If I write a function that takes one argument of type [f32]
(as opposed to e.g. &[f32]
), I get an error:
the trait bound `[f32]: std::marker::Sized` is not satisfied
The docs say this is because [f32]
does not have a compile-time-known size. A reasonable limitation. Fair enough.
However, there is at least one function in the standard library with this type. Here's me calling it:
let b: Box<[f32]> = Box::new([1.0, 2.0, 3.0]);
How come this is allowed in the standard library and not in my code? What is the relevant difference? (There's no obvious magic in the source).
[f32]
is unsized.

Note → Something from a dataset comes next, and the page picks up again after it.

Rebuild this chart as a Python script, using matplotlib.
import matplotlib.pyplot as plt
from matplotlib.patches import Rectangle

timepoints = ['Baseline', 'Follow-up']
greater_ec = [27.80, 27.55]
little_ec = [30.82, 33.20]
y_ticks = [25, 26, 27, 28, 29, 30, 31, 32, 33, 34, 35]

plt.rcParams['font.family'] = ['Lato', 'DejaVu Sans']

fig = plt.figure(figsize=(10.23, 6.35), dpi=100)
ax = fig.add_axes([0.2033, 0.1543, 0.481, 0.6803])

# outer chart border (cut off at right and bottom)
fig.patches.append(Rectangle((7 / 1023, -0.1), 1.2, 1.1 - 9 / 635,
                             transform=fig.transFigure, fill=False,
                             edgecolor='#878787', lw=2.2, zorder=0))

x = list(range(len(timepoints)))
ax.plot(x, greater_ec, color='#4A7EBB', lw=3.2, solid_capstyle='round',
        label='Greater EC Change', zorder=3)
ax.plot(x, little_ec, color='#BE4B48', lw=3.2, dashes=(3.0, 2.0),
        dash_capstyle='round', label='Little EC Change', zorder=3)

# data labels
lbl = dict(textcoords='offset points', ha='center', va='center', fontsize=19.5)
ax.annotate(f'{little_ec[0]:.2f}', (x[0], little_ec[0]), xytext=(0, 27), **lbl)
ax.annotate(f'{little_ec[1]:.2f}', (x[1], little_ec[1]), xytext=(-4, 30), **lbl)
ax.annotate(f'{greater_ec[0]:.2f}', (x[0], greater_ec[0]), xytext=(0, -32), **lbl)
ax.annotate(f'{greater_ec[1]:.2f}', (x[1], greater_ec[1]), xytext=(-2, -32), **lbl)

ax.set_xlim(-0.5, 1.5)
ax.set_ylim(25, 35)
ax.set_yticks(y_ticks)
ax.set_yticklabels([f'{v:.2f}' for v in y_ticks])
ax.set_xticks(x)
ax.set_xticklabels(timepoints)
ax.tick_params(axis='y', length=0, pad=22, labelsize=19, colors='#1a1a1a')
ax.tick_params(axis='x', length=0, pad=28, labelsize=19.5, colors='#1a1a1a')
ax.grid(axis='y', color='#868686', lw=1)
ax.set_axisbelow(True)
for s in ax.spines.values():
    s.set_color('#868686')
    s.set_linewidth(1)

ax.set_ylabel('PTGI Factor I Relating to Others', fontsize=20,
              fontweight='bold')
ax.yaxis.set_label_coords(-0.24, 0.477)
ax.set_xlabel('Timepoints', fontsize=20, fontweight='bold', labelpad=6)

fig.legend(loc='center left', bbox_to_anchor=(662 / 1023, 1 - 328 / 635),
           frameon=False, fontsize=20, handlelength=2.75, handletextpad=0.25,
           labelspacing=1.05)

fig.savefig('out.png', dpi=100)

However, [1.0, 2.0, 3.0]
is sized... its type is [f32; 3]
.
That's what T
will be when compiled with the standard library code, an [f32; 3]
sized array.
To accept a sized array yourself, you can do the same:
fn my_func(array: [f32; 3]) {
// Implementation here
}
my_func([1.0, 0.0, 0.0]);
Click here to see a working sample on the Playground
An &[f32]
slice is sized too.. which is why it is allowed also.
As Lukas points out in the comments, slices are a "fat pointer" (You can read about Dynamically Sized Types in the Nomicon). Slice fat pointers consist of a pointer to a piece of data and a value representing how big that data is.